Congolese warlord Katanga on trial again after completing ICC sentence

Feb 03, 2016

Katanga's first sentence for complicity in war crimes and crimes against humanity was reduced in November by the ICC for good behaviour and after he voiced regret.

KINSHASA - Notorious Congolese warlord Germain Katanga was back in the dock Wednesday for crimes against humanity, after completing a first 12-year sentence handed down by the International Criminal Court.

Smiling and relaxed, the former general nicknamed Simba the lion due to his alleged ferocity, entered the military court and warmly greeted senior officers before the trial started.

Katanga's first sentence for complicity in war crimes and crimes against humanity was reduced in November by the ICC for good behaviour and after he voiced regret.

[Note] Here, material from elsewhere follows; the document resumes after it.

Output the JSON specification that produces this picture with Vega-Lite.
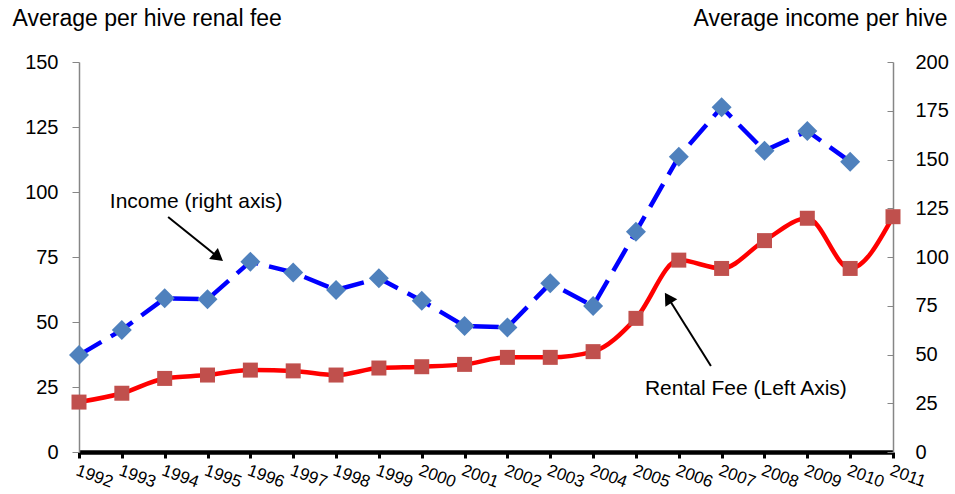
{
  "$schema": "https://vega.github.io/schema/vega-lite/v6.json",
  "width": 814,
  "height": 390,
  "autosize": {"type": "none"},
  "padding": {"left": 79, "top": 62, "right": 62, "bottom": 42},
  "config": {
    "font": "Liberation Sans",
    "view": {"stroke": null},
    "axis": {"grid": false, "labelFont": "Liberation Sans", "titleFont": "Liberation Sans", "labelColor": "#000", "titleColor": "#000", "titleFontWeight": "normal"}
  },
  "datasets": {
    "fee": [
      {"year": 1992, "fee": 19.2}, {"year": 1993, "fee": 22.6}, {"year": 1994, "fee": 28.3}, {"year": 1995, "fee": 29.6},
      {"year": 1996, "fee": 31.5}, {"year": 1997, "fee": 31.2}, {"year": 1998, "fee": 29.6}, {"year": 1999, "fee": 32.3},
      {"year": 2000, "fee": 32.8}, {"year": 2001, "fee": 33.7}, {"year": 2002, "fee": 36.4}, {"year": 2003, "fee": 36.4},
      {"year": 2004, "fee": 38.6}, {"year": 2005, "fee": 51.4}, {"year": 2006, "fee": 73.8}, {"year": 2007, "fee": 70.6},
      {"year": 2008, "fee": 81.3}, {"year": 2009, "fee": 89.9}, {"year": 2010, "fee": 70.6}, {"year": 2011, "fee": 90.5}
    ],
    "income": [
      {"year": 1992, "income": 49.7}, {"year": 1993, "income": 62.6}, {"year": 1994, "income": 78.8}, {"year": 1995, "income": 78.3},
      {"year": 1996, "income": 97.6}, {"year": 1997, "income": 92.1}, {"year": 1998, "income": 83.1}, {"year": 1999, "income": 89.1},
      {"year": 2000, "income": 77.6}, {"year": 2001, "income": 64.6}, {"year": 2002, "income": 63.9}, {"year": 2003, "income": 86.5},
      {"year": 2004, "income": 74.9}, {"year": 2005, "income": 113}, {"year": 2006, "income": 151.4}, {"year": 2007, "income": 176.8},
      {"year": 2008, "income": 154.5}, {"year": 2009, "income": 164.6}, {"year": 2010, "income": 148.9}
    ],
    "notes": [
      {"id": "income", "text": "Income (right axis)", "x": 1992.72, "y": 94.0},
      {"id": "fee", "text": "Rental Fee (Left Axis)", "x": 2005.21, "y": 21.9}
    ],
    "arrows": [
      {"id": "income", "x": 1994.08, "y": 90.4, "x2": 1995.25, "y2": 74.9},
      {"id": "fee", "x": 2006.75, "y": 33.1, "x2": 2005.75, "y2": 59.3}
    ]
  },
  "layer": [
    {
      "layer": [
        {
          "data": {"name": "fee"},
          "mark": {"type": "line", "color": "#FF0000", "strokeWidth": 4.5, "interpolate": "monotone"},
          "encoding": {
            "x": {"field": "year", "type": "quantitative", "scale": {"domain": [1992, 2011], "nice": false, "zero": false},
              "axis": {"title": null, "values": [1992,1993,1994,1995,1996,1997,1998,1999,2000,2001,2002,2003,2004,2005,2006,2007,2008,2009,2010,2011],
                "format": "d", "labelAngle": 20, "labelAlign": "left", "labelBaseline": "top", "labelFontSize": 17, "labelPadding": 4,
                "labelOverlap": false, "labelBound": false, "labelFlush": false,
                "domainColor": "#000", "domainWidth": 4.5, "tickColor": "#000", "tickWidth": 3, "tickSize": 6}},
            "y": {"field": "fee", "type": "quantitative", "scale": {"domain": [0, 150], "nice": false},
              "axis": {"title": "Average per hive renal fee", "titleAngle": 0, "titleAlign": "left", "titleBaseline": "alphabetic",
                "titleX": -67, "titleY": -37, "titleFontSize": 23, "values": [0,25,50,75,100,125,150], "labelFontSize": 20,
                "tickSize": 7, "tickColor": "#868686", "domainColor": "#868686", "domainWidth": 1.5, "labelPadding": 14}}
          }
        },
        {
          "data": {"name": "fee"},
          "mark": {"type": "point", "shape": "square", "filled": true, "size": 225, "color": "#C0504D", "opacity": 1, "strokeWidth": 0},
          "encoding": {
            "x": {"field": "year", "type": "quantitative"},
            "y": {"field": "fee", "type": "quantitative"}
          }
        },
        {
          "data": {"name": "notes"},
          "mark": {"type": "text", "align": "left", "baseline": "alphabetic", "fontSize": 21, "color": "#000"},
          "encoding": {
            "x": {"field": "x", "type": "quantitative"},
            "y": {"field": "y", "type": "quantitative"},
            "text": {"field": "text"}
          }
        },
        {
          "data": {"name": "arrows"},
          "mark": {"type": "rule", "color": "#000", "strokeWidth": 2},
          "encoding": {
            "x": {"field": "x", "type": "quantitative"},
            "y": {"field": "y", "type": "quantitative"},
            "x2": {"field": "x2"},
            "y2": {"field": "y2"}
          }
        },
        {
          "data": {"name": "arrows"},
          "transform": [{"filter": "datum.id === 'income'"}],
          "mark": {"type": "point", "shape": "triangle-up", "filled": true, "size": 196, "color": "#000", "opacity": 1, "angle": 128.5},
          "encoding": {
            "x": {"field": "x2", "type": "quantitative"},
            "y": {"field": "y2", "type": "quantitative"}
          }
        },
        {
          "data": {"name": "arrows"},
          "transform": [{"filter": "datum.id === 'fee'"}],
          "mark": {"type": "point", "shape": "triangle-up", "filled": true, "size": 196, "color": "#000", "opacity": 1, "angle": 328},
          "encoding": {
            "x": {"field": "x2", "type": "quantitative"},
            "y": {"field": "y2", "type": "quantitative"}
          }
        }
      ]
    },
    {
      "layer": [
        {
          "data": {"name": "income"},
          "mark": {"type": "line", "color": "#0000FF", "strokeWidth": 4.5, "strokeDash": [26, 11]},
          "encoding": {
            "x": {"field": "year", "type": "quantitative"},
            "y": {"field": "income", "type": "quantitative", "scale": {"domain": [0, 200], "nice": false},
              "axis": {"orient": "right", "title": "Average income per hive", "titleAngle": 0, "titleAlign": "right", "titleBaseline": "alphabetic",
                "titleX": 54, "titleY": -37, "titleFontSize": 23, "values": [0,25,50,75,100,125,150,175,200], "labelFontSize": 20,
                "tickSize": -6, "tickColor": "#868686", "domainColor": "#868686", "domainWidth": 1.5, "labelPadding": 28}}
          }
        },
        {
          "data": {"name": "income"},
          "mark": {"type": "point", "shape": "diamond", "filled": true, "size": 400, "color": "#4F81BD", "opacity": 1, "strokeWidth": 0},
          "encoding": {
            "x": {"field": "year", "type": "quantitative"},
            "y": {"field": "income", "type": "quantitative"}
          }
        }
      ]
    }
  ],
  "resolve": {"scale": {"y": "independent"}}
}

He was brought back from The Hague to Kinshasa late last year to complete his term and had been scheduled to walk free on January 18 when Democratic Republic of Congo authorities decided to keep him behind bars to prosceute for "other cases".

The 37-year-old was convicted by the ICC over a 2003 attack on the village of Bogoro that saw 200 people shot and hacked to death. He was acquitted of sexual slavery and using child soldiers.

This time Katanga and five co-accused face charges of "war crimes, crimes against humanity and participation in an insurrectional movement."

One of the cases touches on his alleged role in the killing of nine UN peacekeepers in the violence-torn Ituri region in the country's northeast in 2005, Justice Minister Alexis Thambwe Mwamba has said.

The gold-rich Ituri region was riven by violence between largely ethnic-based militias from 1999 to 1007 in which some 60,000 people were killed, according to rights groups.

DR Congo itself, a country of more than 67 million people that is Africa's second largest, was torn by two wars between 1996 and 2003 estimated to have cost at least two to three million lives.

Its eastern provinces remain ravaged by conflicts between ethnic groups and local warlords over control of land and mineral resources.

Many atrocities such as rape, killing and enslavement have been been committed, most of them unpunished until 2014 when the authorities began to take measures to end impunity.